Forget "Cbus" or even"Arch City." Why not "Toontown" as a nickname for Columbus?
Don't laugh-cartoonists Milton Caniff, Billy Ireland and James Thurber are among those who were born, bred or employed in Columbus.
Area arts institutions trumpet the city's funny-papers heritage. "We have the Thurber House and the [Columbus Museum of Art] bringing in a graphic novelist in residence," says Jeff Smith, the Columbus cartoonist of Bone. "And the [museum] was the first in the country to display all of R. Crumb's 'Genesis'-every single page in sequential order around, like, five galleries."
The city's rich cartooning resources will be tapped during Cartoon Crossroads Columbus, a festival of which Smith is president and artistic director.
From Oct. 1 to 3, events are scheduled at a variety of venues, including the Billy Ireland Cartoon Library & Museum, the Columbus College of Art and Design and the Wexner Center for the Arts.
The festival is a successor to the much-smaller Festival of Cartoon Art, a triennial affair the Billy Ireland museum hosted from 1983 to 2013.
"While attendees appreciated the intimate nature of the experience, we regretted that more of the local community couldn't participate," says Jenny Robb, curator at the Billy Ireland museum.
Smith and Robb, along with Billy Ireland museum founding curator Lucy Shelton Caswell, hatched plans for a more ambitious and inclusive comics-centric event, patterned after European festivals Smith has attended over the years.
The festival will get underway Oct. 1 at the Wexner Center, which will screen animated cartoons from the Walter Lantz Studio.

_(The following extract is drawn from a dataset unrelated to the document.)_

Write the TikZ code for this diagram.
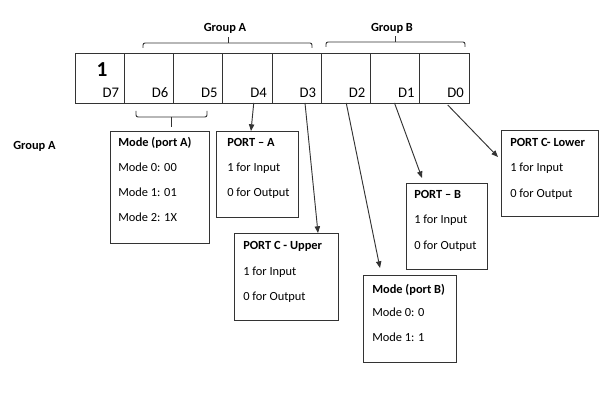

If the studio's name is unfamiliar, its handiwork is not: Starring in its cartoons are Woody Woodpecker and Oswald the Lucky Rabbit, among others.
On Oct. 2, the Wexner Center will also be the setting of chats with notable cartoonists: Jeff Lemire and Bill Griffith will be on tap during the afternoon, while Smith will confab with Kate Beaton and Craig Thompson at the Mershon Auditorium in the evening.
Also on Oct. 2, cartoonists of all experience levels will want to make their way to the Billy Ireland museum, which will present workshops, Robb says, "aimed at helping professional and aspiring cartoonists develop the artistic and business skills they need to succeed."
The Cultural Arts Center will be taken over by cartoonists and fans alike Oct. 3, during a seven-hour comics expo.
For the festival's finale on Oct. 3, Smith will again play emcee-this time at CCAD, where he will interview married comics couple Art Spiegelman (whose graphic novel "Maus" won a Pulitzer Prize) and Francoise Mouly (whose comics magazine Raw was co-edited by Spiegelman).
"We're going to have a big talk onstage with Art and Francoise, and talk about the transformative work that they created," Smith says.
An even more ambitious festival next year is promised, which is only fitting given the city's unique legacy.
"James Thurber is one of the most famous cartoonists to come out of Columbus," Robb says, "but few know that the city can also boast the first full-time female editorial cartoonist-Edwina Dumm, who worked for the Columbus Daily Monitor before women even had the right to vote."